------ Data segment ------

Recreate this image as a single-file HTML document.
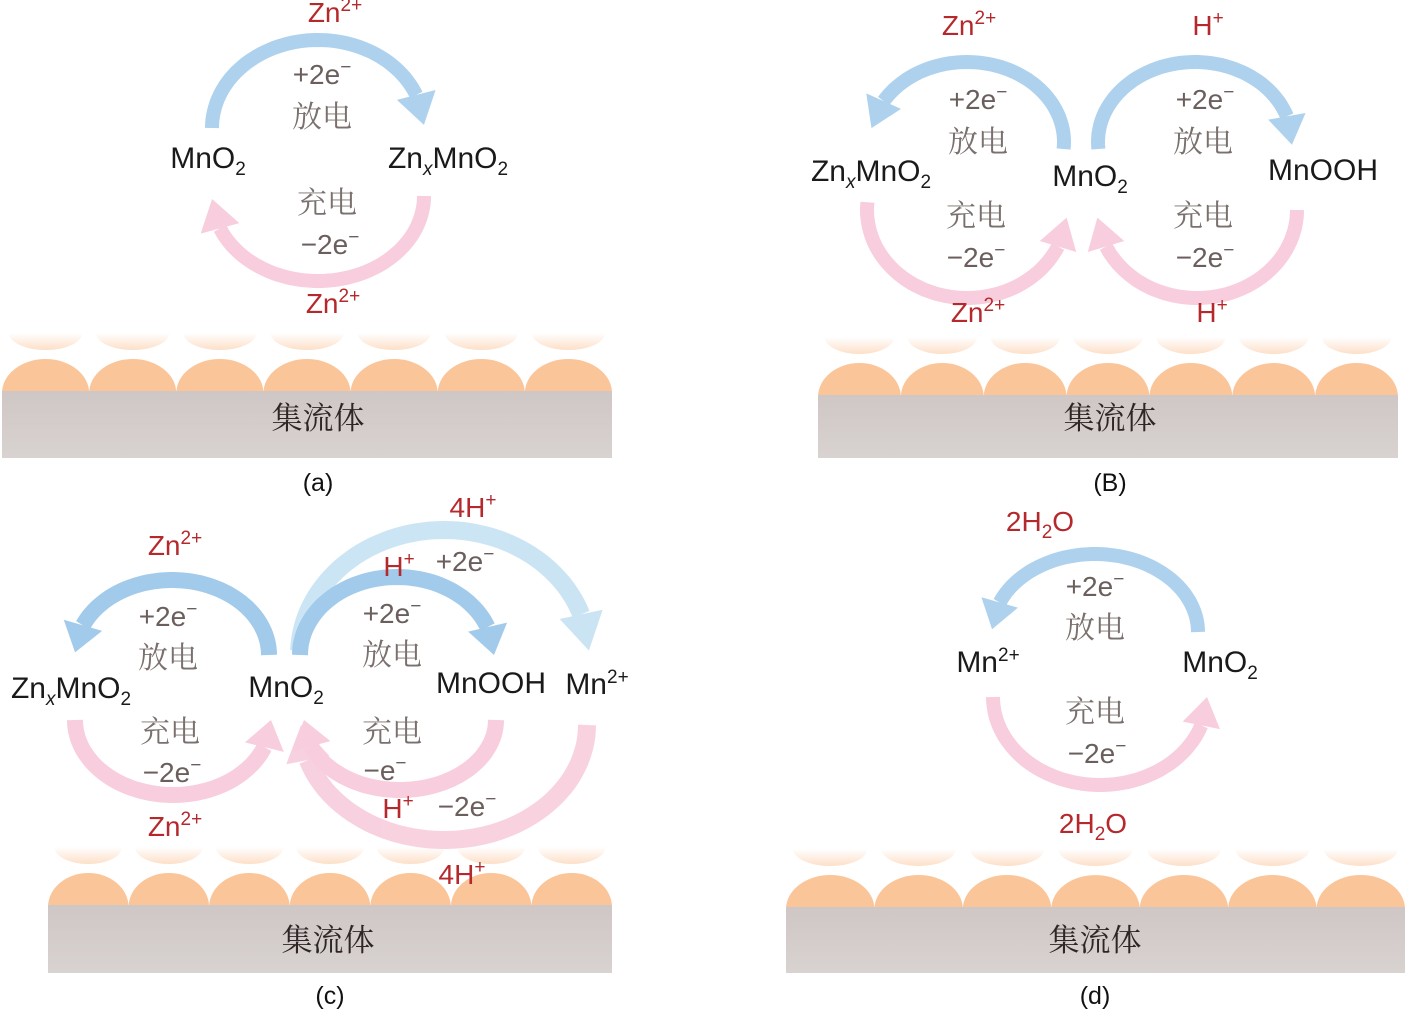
<!DOCTYPE html>
<html><head><meta charset="utf-8">
<style>
html,body{margin:0;padding:0;background:#fff;}
svg{display:block;}
.sp{font-family:"Liberation Sans","Noto Sans CJK SC",sans-serif;font-size:30px;fill:#1a1a1a;text-anchor:middle;}
.ion{font-family:"Liberation Sans",sans-serif;font-size:28px;fill:#b5282c;text-anchor:middle;}
.e{font-family:"Liberation Sans",sans-serif;font-size:28px;fill:#6a5f5c;text-anchor:middle;}
.cn{font-family:"Noto Serif CJK SC","Noto Sans CJK SC",serif;font-size:30px;fill:#7a706d;text-anchor:middle;}
.sub{font-family:"Noto Serif CJK SC","Noto Sans CJK SC",serif;font-size:31px;fill:#2e2626;text-anchor:middle;}
.lb{font-family:"Liberation Sans",sans-serif;font-size:25px;fill:#111;text-anchor:middle;}
.s{font-size:19px;}
</style></head><body>
<svg id="s" width="1407" height="1013" viewBox="0 0 1407 1013" xmlns="http://www.w3.org/2000/svg">
<defs>
<linearGradient id="fd" x1="0" y1="0" x2="0" y2="1"><stop offset="0" stop-color="#fbc59a" stop-opacity="0"/><stop offset="1" stop-color="#fbc59a" stop-opacity="0.55"/></linearGradient>
<linearGradient id="gr" x1="0" y1="0" x2="0" y2="1"><stop offset="0" stop-color="#cfc7c5"/><stop offset="1" stop-color="#d8d2d1"/></linearGradient>
</defs>
<g id="subs"></g>
<g id="arrows"></g>
<g id="txt">
<!-- (a) -->
<text class="ion" x="335" y="22">Zn<tspan class="s" dy="-11">2+</tspan></text>
<text class="e" x="322" y="84">+2e<tspan class="s" dy="-11">−</tspan></text>
<text class="cn" x="322" y="127">放电</text>
<text class="sp" x="208" y="168">MnO<tspan class="s" dy="7">2</tspan></text>
<text class="sp" x="448" y="168">Zn<tspan class="s" font-style="italic" dy="7">x</tspan><tspan dy="-7">MnO</tspan><tspan class="s" dy="7">2</tspan></text>
<text class="cn" x="327" y="213">充电</text>
<text class="e" x="330" y="254">−2e<tspan class="s" dy="-11">−</tspan></text>
<text class="ion" x="333" y="313">Zn<tspan class="s" dy="-11">2+</tspan></text>
<text class="sub" x="318" y="429">集流体</text>
<text class="lb" x="318" y="491">(a)</text>
<!-- (B) -->
<text class="ion" x="969" y="35">Zn<tspan class="s" dy="-11">2+</tspan></text>
<text class="ion" x="1208" y="35">H<tspan class="s" dy="-11">+</tspan></text>
<text class="e" x="978" y="109">+2e<tspan class="s" dy="-11">−</tspan></text>
<text class="cn" x="978" y="152">放电</text>
<text class="e" x="1205" y="109">+2e<tspan class="s" dy="-11">−</tspan></text>
<text class="cn" x="1203" y="152">放电</text>
<text class="sp" x="871" y="181">Zn<tspan class="s" font-style="italic" dy="7">x</tspan><tspan dy="-7">MnO</tspan><tspan class="s" dy="7">2</tspan></text>
<text class="sp" x="1090" y="186">MnO<tspan class="s" dy="7">2</tspan></text>
<text class="sp" x="1323" y="180">MnOOH</text>
<text class="cn" x="976" y="226">充电</text>
<text class="e" x="976" y="267">−2e<tspan class="s" dy="-11">−</tspan></text>
<text class="cn" x="1203" y="226">充电</text>
<text class="e" x="1205" y="267">−2e<tspan class="s" dy="-11">−</tspan></text>
<text class="ion" x="978" y="322">Zn<tspan class="s" dy="-11">2+</tspan></text>
<text class="ion" x="1212" y="322">H<tspan class="s" dy="-11">+</tspan></text>
<text class="sub" x="1110" y="429">集流体</text>
<text class="lb" x="1110" y="491">(B)</text>
<!-- (c) -->
<text class="ion" x="175" y="555">Zn<tspan class="s" dy="-11">2+</tspan></text>
<text class="ion" x="473" y="517">4H<tspan class="s" dy="-11">+</tspan></text>
<text class="ion" x="399" y="576">H<tspan class="s" dy="-11">+</tspan></text>
<text class="e" x="465" y="571">+2e<tspan class="s" dy="-11">−</tspan></text>
<text class="e" x="168" y="626">+2e<tspan class="s" dy="-11">−</tspan></text>
<text class="cn" x="168" y="668">放电</text>
<text class="e" x="392" y="623">+2e<tspan class="s" dy="-11">−</tspan></text>
<text class="cn" x="392" y="665">放电</text>
<text class="sp" x="71" y="698">Zn<tspan class="s" font-style="italic" dy="7">x</tspan><tspan dy="-7">MnO</tspan><tspan class="s" dy="7">2</tspan></text>
<text class="sp" x="286" y="697">MnO<tspan class="s" dy="7">2</tspan></text>
<text class="sp" x="491" y="693">MnOOH</text>
<text class="sp" x="597" y="694">Mn<tspan class="s" dy="-11">2+</tspan></text>
<text class="cn" x="170" y="742">充电</text>
<text class="e" x="172" y="782">−2e<tspan class="s" dy="-11">−</tspan></text>
<text class="cn" x="392" y="742">充电</text>
<text class="e" x="385" y="780">−e<tspan class="s" dy="-11">−</tspan></text>
<text class="ion" x="398" y="818">H<tspan class="s" dy="-11">+</tspan></text>
<text class="e" x="467" y="816">−2e<tspan class="s" dy="-11">−</tspan></text>
<text class="ion" x="175" y="836">Zn<tspan class="s" dy="-11">2+</tspan></text>
<text class="ion" x="462" y="884">4H<tspan class="s" dy="-11">+</tspan></text>
<text class="sub" x="328" y="951">集流体</text>
<text class="lb" x="330" y="1004">(c)</text>
<!-- (d) -->
<text class="ion" x="1040" y="531">2H<tspan class="s" dy="7">2</tspan><tspan dy="-7">O</tspan></text>
<text class="e" x="1095" y="596">+2e<tspan class="s" dy="-11">−</tspan></text>
<text class="cn" x="1095" y="638">放电</text>
<text class="sp" x="988" y="672">Mn<tspan class="s" dy="-11">2+</tspan></text>
<text class="sp" x="1220" y="672">MnO<tspan class="s" dy="7">2</tspan></text>
<text class="cn" x="1095" y="722">充电</text>
<text class="e" x="1097" y="763">−2e<tspan class="s" dy="-11">−</tspan></text>
<text class="ion" x="1093" y="833">2H<tspan class="s" dy="7">2</tspan><tspan dy="-7">O</tspan></text>
<text class="sub" x="1095" y="951">集流体</text>
<text class="lb" x="1095" y="1004">(d)</text>
</g>
</svg>
<script>
var NS="http://www.w3.org/2000/svg";
function el(p,t,a){var e=document.createElementNS(NS,t);for(var k in a)e.setAttribute(k,a[k]);p.appendChild(e);return e;}
var AR=document.getElementById("arrows"),SB=document.getElementById("subs");
function P(cx,cy,rx,ry,a){a=a*Math.PI/180;return [cx+rx*Math.cos(a),cy+ry*Math.sin(a)];}
function arrow(cx,cy,rx,ry,a0,a1,w,hl,hw,col,op){
 var sg=a1>a0?1:-1, r=(rx+ry)/2, d=hl/r*180/Math.PI, ab=a1-sg*d;
 var pts=[],n=60;for(var i=0;i<=n;i++){var a=a0+(ab-a0)*i/n;pts.push(P(cx,cy,rx,ry,a));}
 var g=el(AR,"g",{opacity:op||1});
 el(g,"path",{d:"M"+pts.map(function(p){return p[0].toFixed(1)+","+p[1].toFixed(1)}).join(" L"),fill:"none",stroke:col,"stroke-width":w});
 var b=P(cx,cy,rx,ry,ab),t=P(cx,cy,rx,ry,a1),dx=t[0]-b[0],dy=t[1]-b[1],L=Math.hypot(dx,dy);
 var nx=-dy/L*hw/2,ny=dx/L*hw/2;
 el(g,"polygon",{points:[b[0]+nx,b[1]+ny,t[0],t[1],b[0]-nx,b[1]-ny].join(","),fill:col});
}
var B="#aed2ee",K="#f8cddd",LB="#c6e2f3";
// (a)
arrow(318,128,106,88,180,358,14,34,40,B);
arrow(318,196,106,85,0,178,14,34,40,K);
// (B)
arrow(967,142,97,80,365,190,14,32,38,B);
arrow(1195,142,97,80,175,362,14,32,38,B);
arrow(967,210,100,88,185,5,14,32,38,K);
arrow(1197,210,100,88,0,175,14,32,38,K);
// (c)
arrow(444,655,145,125,182,358,18,40,44,LB,0.9);
arrow(172,655,97,75,360,182,16,32,40,"#a2cbeb");
arrow(397,655,97,78,180,360,16,32,40,"#a2cbeb");
arrow(444,725,143,115,0,180,18,40,44,K,0.9);
arrow(173,720,98,75,180,0,16,32,40,K);
arrow(400,720,96,70,0,180,16,32,40,K);
// (d)
arrow(1095,632,103,78,360,182,14,32,38,B);
arrow(1100,697,107,88,180,0,14,32,38,K);
function sub(x0,x1,top,bot,nb){
 var w=(x1-x0)/nb;
 for(var i=0;i<nb;i++){var cx=x0+w*(i+0.5);
  el(SB,"path",{d:"M"+(cx-w*0.42)+","+(top-24)+" A"+(w*0.42)+",17 0 0 0 "+(cx+w*0.42)+","+(top-24)+" Z",fill:"url(#fd)"});
  el(SB,"path",{d:"M"+(cx-w/2)+","+(top+36)+" A"+(w/2)+",34 0 0 1 "+(cx+w/2)+","+(top+36)+" Z",fill:"#fbc59a"});
 }
 el(SB,"rect",{x:x0,y:top+34,width:x1-x0,height:bot-top-34,fill:"url(#gr)"});
}
sub(2,612,357,458,7);
sub(818,1398,361,458,7);
sub(48,612,871,973,7);
sub(786,1405,873,973,7);
</script>
</body></html>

------

» Exercise objective
Search the data for "document" and list every line in which it occurs.

» Result of the exercise
Recreate this image as a single-file HTML document.
function el(p,t,a){var e=document.createElementNS(NS,t);for(var k in a)e.setAttribute(k,a[k]);p.appendChild(e);return e;}
var AR=document.getElementById("arrows"),SB=document.getElementById("subs");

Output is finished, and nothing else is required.